Graham FITKIN (b. 1963)
Circuit (2002)a [19:48]
T1 (1999)b [7:28]
Relent (1998)c [11:08]
Carnal (1993)d [11:43]
From Yellow to Yellow (1985)e [1:33]
White (2004, rev. 2007)f [4:33]
Furniture (1989)g [5:48]
T2 (1999)h [4:34]
Kathryn Stott (piano)abcfh; Noriko Ogawa (piano)abdefgh
Tokyo Symphony Orchestra/Naoto Otomoa
rec. MUZA Kawasaki Hall, Japan, September 2007
BIS BIS-SACD-1517 [68:36]

Experience Classicsonline

I have already had the opportunity to review some of Fitkin’s music here some time ago. Here comes a brand new disc including works for one and two pianos as well as a substantial work for two pianos and orchestra, the whole spanning some ten years or so of his present output.

This release opens with the fairly imposing Circuit for two pianos and orchestra. It was composed in 2002 for the present soloists who gave the première in Manchester with the BBC Philharmonic Orchestra. To a certain extent this might be regarded as a concerto although much of the music rather makes it a substantial Toccata with a central slower section. The piece opens with heavily pounding chords on both pianos, first at unison but rhythms soon get more capricious. The music displays some highly adrenalin-fuelled energy moving headlong with much alacrity and exuberance. It then calms down somewhat in the central section before the reprise of the energetic music heard in the first section. Although it still possesses some minimalist touches the music is strictly worked-out and travels though different territories of a less minimalist kind. What impresses most, however, is the sheer energy of most of it. This is the sort of work that should become highly popular with pianists and audiences alike.

T1 and T2 for two pianos were completed in 1999 as part of a sequence of music written for the composer’s residency at Tate St Ives. They form a strongly contrasted diptych although they may not have been conceived as such. T1 is a slow-moving piece devised to exploit the venue of Tate St Ives. The music mostly consists in repetitive gestures interspersed with ‘resonating’ silences, for lack of a better word. On the other hand T2 is much more rhythmically alive with joyously bouncing rhythms. White was written originally for a summer school on the Suzuki method. The original version of 2004 was for four pianos whereas the version for two pianos was made for this recording. It is a fairly simple and straightforward piece and the music may be the most overtly minimalist although it does not lack contrast.

Relent, written for Kathryn Stott, is a fairly substantial piece for piano that may be regarded as a virtuosic Toccata. It opens with lively rhythms. The music moves headlong relentlessly but contrast is nevertheless achieved by way of dynamic changes. This is an impressive and demanding piece that may sometimes bring Prokofiev to mind. Carnal sets out on a different journey in that the music constantly contrasts fast and loud, and slow and quiet.
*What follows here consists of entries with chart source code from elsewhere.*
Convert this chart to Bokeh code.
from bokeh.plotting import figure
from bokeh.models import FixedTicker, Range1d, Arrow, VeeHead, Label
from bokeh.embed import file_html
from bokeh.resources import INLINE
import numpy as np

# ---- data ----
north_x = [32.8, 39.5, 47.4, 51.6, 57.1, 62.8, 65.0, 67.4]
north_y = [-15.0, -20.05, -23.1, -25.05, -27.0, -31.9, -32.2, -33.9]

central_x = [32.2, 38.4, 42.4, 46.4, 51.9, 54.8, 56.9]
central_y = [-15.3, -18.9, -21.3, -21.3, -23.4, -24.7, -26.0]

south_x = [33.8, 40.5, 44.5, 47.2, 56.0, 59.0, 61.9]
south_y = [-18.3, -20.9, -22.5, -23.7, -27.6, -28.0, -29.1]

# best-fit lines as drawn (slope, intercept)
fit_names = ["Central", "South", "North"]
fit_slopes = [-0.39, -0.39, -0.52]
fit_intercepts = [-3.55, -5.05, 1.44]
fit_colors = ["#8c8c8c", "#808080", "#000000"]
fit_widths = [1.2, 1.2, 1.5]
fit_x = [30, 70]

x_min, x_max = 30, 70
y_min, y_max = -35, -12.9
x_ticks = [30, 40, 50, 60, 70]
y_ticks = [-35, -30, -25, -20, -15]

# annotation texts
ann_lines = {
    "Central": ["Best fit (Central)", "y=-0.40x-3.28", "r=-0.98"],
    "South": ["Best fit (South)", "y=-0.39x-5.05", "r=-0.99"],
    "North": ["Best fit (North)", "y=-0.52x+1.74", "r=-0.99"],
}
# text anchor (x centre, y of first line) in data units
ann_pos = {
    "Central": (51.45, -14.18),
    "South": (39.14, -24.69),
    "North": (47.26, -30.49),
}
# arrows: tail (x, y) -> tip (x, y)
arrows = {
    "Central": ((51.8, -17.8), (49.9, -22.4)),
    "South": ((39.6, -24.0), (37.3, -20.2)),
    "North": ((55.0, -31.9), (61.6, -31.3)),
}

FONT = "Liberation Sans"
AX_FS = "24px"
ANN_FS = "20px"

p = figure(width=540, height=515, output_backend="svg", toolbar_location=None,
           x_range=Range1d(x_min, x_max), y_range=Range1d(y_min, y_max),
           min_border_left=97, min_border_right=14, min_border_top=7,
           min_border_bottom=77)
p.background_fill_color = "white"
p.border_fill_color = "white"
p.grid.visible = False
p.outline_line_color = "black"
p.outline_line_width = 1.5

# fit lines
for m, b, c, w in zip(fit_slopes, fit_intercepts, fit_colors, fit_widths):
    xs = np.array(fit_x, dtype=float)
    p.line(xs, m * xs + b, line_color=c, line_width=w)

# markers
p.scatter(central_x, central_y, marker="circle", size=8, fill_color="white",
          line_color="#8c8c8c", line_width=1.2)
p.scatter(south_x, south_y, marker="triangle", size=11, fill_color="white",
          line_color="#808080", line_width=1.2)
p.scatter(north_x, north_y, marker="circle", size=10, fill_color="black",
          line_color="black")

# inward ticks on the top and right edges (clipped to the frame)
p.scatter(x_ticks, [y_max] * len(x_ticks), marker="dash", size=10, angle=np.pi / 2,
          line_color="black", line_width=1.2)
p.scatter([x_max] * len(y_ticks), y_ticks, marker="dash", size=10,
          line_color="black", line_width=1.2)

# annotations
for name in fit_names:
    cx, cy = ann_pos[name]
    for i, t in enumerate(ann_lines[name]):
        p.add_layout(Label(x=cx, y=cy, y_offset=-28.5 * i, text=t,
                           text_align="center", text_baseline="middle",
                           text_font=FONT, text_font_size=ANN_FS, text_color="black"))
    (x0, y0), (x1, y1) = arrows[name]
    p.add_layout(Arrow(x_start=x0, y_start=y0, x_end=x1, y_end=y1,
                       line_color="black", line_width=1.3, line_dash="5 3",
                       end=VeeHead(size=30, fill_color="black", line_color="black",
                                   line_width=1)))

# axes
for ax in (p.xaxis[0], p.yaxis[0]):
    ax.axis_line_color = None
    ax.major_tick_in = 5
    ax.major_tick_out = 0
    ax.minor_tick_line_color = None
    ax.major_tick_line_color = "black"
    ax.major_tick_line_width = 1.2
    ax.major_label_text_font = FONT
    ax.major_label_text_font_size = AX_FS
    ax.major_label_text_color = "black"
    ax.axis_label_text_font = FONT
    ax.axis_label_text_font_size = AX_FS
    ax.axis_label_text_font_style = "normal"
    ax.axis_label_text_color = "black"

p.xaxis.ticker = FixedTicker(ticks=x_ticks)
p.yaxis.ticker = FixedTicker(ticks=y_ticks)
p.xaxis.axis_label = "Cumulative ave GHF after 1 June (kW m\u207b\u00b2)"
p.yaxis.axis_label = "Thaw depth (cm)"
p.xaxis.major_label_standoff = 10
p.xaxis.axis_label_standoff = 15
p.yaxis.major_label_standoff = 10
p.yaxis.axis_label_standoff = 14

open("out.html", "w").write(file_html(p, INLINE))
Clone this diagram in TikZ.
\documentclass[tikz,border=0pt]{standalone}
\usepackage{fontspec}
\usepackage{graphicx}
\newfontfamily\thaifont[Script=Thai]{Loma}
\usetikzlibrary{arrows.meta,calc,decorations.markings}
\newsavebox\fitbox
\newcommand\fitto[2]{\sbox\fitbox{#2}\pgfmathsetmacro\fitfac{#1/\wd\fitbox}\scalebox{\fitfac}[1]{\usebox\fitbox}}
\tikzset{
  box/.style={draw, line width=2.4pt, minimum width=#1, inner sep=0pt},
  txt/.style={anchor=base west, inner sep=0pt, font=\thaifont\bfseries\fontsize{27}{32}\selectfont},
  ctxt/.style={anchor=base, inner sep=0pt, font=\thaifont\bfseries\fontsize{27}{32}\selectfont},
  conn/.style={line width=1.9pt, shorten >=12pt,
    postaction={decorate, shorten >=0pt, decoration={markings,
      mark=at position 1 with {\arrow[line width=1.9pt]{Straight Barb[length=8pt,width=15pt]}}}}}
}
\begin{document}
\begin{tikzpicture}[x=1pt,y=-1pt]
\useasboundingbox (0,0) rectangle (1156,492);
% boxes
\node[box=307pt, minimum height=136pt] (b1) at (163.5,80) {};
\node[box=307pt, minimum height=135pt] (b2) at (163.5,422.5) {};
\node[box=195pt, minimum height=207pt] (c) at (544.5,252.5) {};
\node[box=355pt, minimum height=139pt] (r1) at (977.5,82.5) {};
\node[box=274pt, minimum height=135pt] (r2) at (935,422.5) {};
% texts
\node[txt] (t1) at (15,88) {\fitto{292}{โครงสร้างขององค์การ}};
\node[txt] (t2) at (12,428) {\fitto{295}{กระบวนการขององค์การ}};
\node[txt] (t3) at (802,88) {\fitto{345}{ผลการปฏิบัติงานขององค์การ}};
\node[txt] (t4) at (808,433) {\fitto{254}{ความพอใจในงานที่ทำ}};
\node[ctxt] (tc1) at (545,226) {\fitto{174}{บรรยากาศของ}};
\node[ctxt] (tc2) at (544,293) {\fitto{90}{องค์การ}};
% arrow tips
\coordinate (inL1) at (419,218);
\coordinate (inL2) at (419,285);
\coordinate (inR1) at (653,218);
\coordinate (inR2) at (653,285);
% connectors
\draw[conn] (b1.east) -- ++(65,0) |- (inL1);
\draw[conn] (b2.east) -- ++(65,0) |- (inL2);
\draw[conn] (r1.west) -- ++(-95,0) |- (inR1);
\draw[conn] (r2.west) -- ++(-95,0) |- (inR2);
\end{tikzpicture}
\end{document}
Again the fast sections have a strong Toccata-like character. The piece, however, ends unresolved. The earliest work here - and the composer’s earliest acknowledged work - is From Yellow to Yellow completed in 1985. This is a tiny miniature of the kind that might have been written by Howard Skempton. Furniture is another early work but again in a quite different league than most of the other ones. The music is more fragmented and mosaic-like so that one never really knows in which direction it will proceed from one episode to the next. This is a lovely work - full of surprises.
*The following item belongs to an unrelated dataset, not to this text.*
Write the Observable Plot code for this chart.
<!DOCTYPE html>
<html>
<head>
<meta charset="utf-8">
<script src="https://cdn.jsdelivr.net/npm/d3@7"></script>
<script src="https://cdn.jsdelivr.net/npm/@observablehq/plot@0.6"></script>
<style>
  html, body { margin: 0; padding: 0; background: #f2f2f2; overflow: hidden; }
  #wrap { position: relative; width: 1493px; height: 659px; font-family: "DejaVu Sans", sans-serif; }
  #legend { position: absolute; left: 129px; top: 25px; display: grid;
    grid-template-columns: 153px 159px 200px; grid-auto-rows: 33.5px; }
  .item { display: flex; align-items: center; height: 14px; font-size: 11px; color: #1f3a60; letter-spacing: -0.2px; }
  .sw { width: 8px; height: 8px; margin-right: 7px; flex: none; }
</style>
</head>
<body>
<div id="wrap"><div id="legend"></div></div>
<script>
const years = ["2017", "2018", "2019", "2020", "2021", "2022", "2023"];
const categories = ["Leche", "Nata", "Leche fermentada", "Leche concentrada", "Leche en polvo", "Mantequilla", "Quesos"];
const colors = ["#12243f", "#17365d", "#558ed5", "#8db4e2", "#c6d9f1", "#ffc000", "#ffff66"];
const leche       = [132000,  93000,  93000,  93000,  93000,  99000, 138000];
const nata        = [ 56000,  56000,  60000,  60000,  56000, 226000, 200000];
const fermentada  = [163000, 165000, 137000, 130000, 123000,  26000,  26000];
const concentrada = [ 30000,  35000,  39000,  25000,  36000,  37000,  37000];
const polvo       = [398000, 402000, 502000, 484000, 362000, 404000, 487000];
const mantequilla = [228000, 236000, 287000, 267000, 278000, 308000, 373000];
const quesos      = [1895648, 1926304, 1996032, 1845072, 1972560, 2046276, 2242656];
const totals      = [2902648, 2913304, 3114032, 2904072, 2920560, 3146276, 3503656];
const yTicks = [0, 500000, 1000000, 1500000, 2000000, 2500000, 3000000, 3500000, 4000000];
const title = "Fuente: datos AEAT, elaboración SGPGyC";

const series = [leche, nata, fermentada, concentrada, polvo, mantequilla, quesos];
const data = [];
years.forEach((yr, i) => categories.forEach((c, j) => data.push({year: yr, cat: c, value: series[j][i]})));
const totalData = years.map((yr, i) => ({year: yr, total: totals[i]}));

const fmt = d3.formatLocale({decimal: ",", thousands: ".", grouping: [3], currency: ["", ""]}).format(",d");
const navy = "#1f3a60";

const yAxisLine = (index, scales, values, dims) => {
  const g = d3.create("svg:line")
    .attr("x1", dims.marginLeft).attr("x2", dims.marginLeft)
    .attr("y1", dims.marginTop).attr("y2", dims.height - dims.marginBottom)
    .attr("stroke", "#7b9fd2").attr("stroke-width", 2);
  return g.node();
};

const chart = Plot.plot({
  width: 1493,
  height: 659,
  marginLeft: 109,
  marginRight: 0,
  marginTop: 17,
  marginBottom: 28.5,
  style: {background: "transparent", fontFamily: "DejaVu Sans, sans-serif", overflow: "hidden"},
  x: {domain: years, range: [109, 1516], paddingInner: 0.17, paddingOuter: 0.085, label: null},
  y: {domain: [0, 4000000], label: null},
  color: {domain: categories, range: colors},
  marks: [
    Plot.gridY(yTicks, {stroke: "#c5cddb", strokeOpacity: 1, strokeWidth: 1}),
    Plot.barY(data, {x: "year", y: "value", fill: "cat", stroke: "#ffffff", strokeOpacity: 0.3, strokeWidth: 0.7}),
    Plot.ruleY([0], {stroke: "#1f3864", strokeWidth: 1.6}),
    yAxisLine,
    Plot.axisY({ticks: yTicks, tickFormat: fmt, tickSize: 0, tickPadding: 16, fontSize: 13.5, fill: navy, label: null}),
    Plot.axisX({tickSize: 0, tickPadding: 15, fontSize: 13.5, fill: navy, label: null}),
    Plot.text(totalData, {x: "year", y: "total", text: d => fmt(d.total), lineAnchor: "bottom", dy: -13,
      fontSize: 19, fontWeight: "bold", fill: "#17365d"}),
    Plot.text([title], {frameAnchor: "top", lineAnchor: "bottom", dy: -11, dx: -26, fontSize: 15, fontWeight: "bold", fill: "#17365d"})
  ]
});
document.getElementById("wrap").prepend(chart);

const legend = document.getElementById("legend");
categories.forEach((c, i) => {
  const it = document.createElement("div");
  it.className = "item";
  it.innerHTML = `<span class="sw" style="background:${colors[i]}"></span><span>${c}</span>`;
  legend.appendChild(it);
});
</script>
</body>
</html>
Graham Fitkin’s music is often repetitive and might be categorised as Minimalism (see here for a short biography). There is however much variety that rather tends to belie the minimalist label. It is also quite often characterised by lively, insistent, jazzy rhythms that make it readily accessible and enjoyable. Moreover it is superbly laid-out for piano which does not come as a surprise since Fitkin is an excellent pianist.

These performances are just superb as is the recording. It sounds remarkable throughout even when heard on a ‘normal’ CD player as mine. In short this is a very fine release surveying Fitkin’s output for piano with the splendid Circuit as its crowning gem. I enjoyed this enormously and I cannot but encourage anyone with a particular liking for superbly crafted piano music to investigate it and relish every moment.